• To do
Find every line with the word "chart" and give their count, nothing else.

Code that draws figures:
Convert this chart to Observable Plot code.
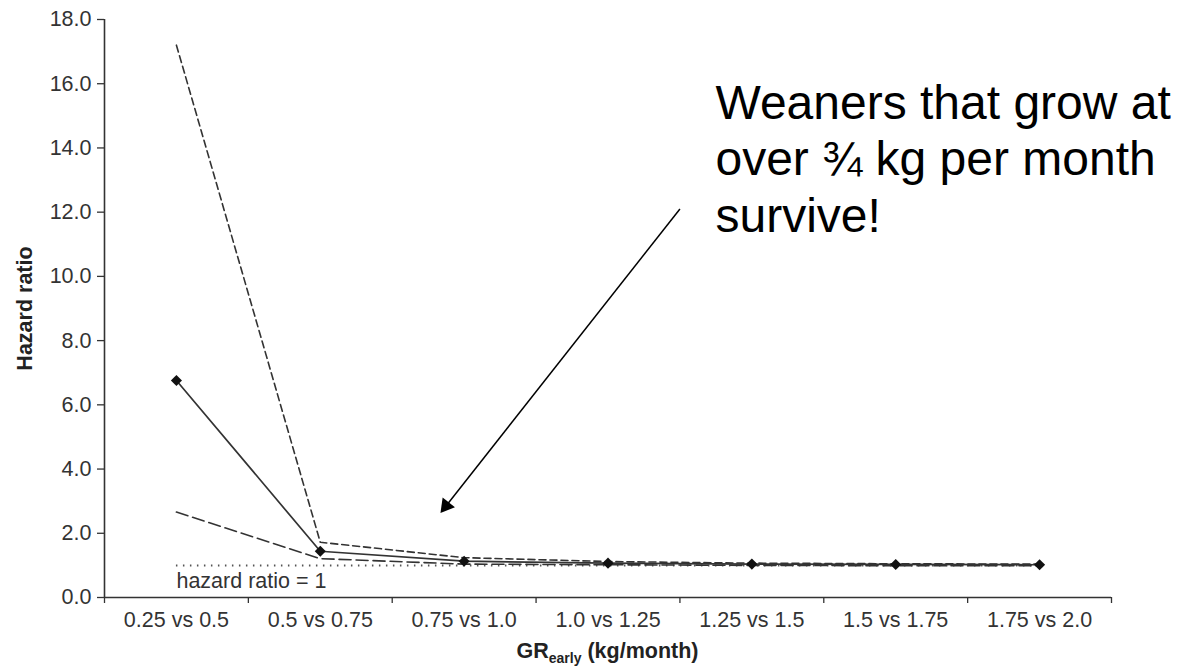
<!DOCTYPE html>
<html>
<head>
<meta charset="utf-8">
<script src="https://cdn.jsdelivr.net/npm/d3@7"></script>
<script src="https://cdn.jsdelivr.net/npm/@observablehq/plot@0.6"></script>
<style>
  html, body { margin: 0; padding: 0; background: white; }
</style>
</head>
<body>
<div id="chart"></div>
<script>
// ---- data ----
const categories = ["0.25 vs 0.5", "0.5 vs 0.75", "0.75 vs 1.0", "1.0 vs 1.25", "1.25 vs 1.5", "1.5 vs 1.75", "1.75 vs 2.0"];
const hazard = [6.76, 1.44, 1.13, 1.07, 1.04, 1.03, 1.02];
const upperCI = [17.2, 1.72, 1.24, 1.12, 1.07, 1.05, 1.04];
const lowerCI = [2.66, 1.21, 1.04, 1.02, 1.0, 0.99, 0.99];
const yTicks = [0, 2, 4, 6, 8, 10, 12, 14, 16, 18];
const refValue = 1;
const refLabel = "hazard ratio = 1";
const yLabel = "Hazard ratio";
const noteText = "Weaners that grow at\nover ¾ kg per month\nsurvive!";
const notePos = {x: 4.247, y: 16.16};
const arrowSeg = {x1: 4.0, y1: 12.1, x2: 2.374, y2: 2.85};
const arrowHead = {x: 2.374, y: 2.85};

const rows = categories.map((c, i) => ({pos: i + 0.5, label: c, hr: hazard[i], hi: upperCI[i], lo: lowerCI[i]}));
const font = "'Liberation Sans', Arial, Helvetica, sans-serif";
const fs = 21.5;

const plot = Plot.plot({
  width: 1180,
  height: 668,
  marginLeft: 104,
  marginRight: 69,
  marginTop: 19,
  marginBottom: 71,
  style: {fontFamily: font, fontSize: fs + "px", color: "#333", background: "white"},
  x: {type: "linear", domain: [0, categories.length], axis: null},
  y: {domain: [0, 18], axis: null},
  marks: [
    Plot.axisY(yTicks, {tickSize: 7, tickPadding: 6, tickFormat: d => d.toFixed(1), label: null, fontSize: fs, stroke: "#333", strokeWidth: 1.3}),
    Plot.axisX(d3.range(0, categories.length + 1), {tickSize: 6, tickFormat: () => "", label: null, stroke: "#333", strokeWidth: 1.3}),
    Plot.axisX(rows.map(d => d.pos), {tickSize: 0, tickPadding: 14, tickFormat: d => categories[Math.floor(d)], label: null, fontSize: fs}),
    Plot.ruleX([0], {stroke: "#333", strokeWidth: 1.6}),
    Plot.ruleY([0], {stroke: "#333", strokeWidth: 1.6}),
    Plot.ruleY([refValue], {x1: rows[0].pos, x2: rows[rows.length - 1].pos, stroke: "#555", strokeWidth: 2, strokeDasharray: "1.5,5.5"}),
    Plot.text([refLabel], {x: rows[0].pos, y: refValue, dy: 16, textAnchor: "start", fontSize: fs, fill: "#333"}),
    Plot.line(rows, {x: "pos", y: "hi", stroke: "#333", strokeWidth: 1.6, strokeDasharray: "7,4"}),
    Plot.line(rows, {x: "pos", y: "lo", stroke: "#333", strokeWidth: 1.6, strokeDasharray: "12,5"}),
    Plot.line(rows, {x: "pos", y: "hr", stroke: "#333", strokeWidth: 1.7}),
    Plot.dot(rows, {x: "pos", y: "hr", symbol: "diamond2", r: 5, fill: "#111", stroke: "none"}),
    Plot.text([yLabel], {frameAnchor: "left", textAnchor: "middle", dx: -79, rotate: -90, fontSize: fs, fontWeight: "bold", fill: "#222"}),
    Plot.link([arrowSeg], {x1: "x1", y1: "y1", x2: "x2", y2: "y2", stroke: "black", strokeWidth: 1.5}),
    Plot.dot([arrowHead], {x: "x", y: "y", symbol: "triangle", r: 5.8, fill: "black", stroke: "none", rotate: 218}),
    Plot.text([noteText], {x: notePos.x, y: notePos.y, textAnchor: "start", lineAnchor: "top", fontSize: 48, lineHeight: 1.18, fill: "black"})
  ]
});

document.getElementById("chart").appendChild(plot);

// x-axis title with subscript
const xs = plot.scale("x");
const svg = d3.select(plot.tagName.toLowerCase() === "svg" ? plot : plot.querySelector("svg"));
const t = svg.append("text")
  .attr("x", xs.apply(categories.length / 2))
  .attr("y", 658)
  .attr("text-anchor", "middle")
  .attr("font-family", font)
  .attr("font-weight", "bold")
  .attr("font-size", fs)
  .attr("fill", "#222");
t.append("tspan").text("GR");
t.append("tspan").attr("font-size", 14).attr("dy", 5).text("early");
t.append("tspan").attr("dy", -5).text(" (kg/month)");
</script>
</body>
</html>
---
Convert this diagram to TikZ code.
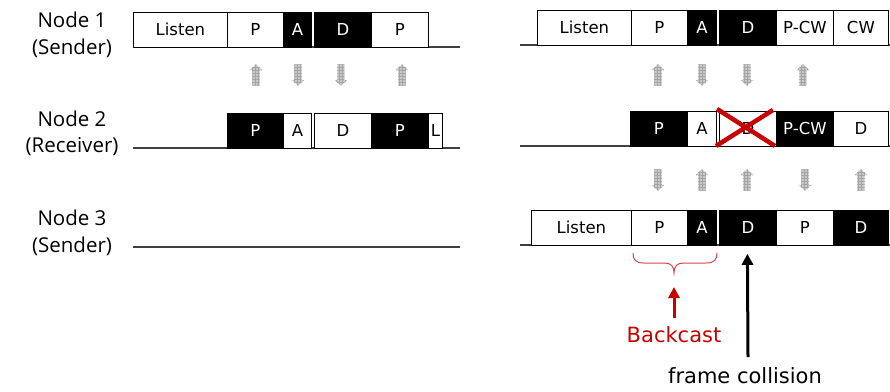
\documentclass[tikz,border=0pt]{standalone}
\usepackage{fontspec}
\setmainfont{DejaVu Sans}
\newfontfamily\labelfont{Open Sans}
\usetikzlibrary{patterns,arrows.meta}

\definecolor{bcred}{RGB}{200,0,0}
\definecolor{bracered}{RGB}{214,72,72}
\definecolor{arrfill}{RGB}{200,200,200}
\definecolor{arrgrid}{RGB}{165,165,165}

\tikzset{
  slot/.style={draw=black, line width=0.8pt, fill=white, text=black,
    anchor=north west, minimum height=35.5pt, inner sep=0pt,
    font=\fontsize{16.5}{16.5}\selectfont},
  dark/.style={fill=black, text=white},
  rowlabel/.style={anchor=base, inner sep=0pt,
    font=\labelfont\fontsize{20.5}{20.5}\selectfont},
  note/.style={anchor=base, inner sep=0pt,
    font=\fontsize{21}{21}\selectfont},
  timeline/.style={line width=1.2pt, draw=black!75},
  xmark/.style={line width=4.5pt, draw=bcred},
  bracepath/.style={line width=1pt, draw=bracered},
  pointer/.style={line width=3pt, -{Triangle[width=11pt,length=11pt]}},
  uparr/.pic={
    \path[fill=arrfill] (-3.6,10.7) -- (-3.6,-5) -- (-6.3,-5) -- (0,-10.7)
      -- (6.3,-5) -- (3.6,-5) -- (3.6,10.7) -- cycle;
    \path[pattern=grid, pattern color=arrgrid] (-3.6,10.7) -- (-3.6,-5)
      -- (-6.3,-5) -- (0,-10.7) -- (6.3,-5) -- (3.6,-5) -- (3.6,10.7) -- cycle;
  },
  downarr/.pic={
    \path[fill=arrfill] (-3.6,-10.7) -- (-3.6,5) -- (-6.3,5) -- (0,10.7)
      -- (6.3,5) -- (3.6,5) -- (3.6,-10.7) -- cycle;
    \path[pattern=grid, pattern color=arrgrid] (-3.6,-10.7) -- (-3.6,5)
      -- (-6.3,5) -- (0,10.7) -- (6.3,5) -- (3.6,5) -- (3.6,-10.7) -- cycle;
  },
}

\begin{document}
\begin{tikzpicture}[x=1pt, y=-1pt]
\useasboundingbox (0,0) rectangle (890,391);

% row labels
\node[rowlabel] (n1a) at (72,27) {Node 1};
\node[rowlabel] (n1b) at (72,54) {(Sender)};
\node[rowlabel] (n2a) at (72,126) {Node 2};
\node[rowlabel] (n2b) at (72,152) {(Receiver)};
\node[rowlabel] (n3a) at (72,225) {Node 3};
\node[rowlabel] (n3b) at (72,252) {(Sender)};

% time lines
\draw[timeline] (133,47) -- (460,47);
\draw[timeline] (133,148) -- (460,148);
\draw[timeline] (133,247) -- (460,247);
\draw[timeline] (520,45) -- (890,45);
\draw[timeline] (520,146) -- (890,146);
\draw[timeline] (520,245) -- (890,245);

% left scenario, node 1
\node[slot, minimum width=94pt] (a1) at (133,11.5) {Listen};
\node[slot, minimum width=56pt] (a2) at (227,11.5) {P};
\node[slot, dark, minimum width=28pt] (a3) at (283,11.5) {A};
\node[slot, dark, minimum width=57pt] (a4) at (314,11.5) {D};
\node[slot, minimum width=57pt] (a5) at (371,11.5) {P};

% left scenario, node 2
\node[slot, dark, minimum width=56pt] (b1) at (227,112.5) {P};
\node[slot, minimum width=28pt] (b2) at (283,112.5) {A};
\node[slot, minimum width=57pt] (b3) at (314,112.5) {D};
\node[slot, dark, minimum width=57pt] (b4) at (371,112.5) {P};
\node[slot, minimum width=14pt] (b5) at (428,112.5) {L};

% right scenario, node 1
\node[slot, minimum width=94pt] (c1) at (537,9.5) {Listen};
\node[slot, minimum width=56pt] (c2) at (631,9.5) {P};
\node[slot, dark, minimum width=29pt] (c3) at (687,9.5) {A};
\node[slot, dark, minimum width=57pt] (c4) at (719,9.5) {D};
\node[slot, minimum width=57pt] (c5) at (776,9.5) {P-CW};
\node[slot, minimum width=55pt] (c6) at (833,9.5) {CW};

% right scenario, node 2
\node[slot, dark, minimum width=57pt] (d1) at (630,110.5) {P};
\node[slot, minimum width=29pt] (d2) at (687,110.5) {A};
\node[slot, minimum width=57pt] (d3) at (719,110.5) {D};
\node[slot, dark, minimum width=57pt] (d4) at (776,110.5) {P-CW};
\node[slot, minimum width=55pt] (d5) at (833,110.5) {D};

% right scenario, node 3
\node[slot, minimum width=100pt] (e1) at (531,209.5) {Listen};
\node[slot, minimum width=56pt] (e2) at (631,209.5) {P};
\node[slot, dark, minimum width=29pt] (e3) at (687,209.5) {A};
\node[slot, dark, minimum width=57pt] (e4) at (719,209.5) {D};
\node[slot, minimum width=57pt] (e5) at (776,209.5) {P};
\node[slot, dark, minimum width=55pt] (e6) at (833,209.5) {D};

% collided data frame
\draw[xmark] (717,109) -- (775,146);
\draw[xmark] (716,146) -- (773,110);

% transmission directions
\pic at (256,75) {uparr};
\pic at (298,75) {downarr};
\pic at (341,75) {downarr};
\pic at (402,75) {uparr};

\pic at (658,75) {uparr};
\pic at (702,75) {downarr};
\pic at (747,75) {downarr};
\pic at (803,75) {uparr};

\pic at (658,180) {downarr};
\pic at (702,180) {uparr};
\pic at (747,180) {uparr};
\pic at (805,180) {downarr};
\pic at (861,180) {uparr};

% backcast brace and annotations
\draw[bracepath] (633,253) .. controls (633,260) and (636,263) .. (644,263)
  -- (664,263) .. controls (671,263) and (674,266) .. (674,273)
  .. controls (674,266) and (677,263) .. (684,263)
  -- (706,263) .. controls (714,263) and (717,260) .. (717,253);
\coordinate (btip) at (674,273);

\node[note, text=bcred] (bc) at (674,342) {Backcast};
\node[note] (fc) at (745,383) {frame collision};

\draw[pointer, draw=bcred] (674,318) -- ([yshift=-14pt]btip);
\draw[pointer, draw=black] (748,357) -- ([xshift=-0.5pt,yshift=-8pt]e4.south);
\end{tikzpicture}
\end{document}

• Response below
3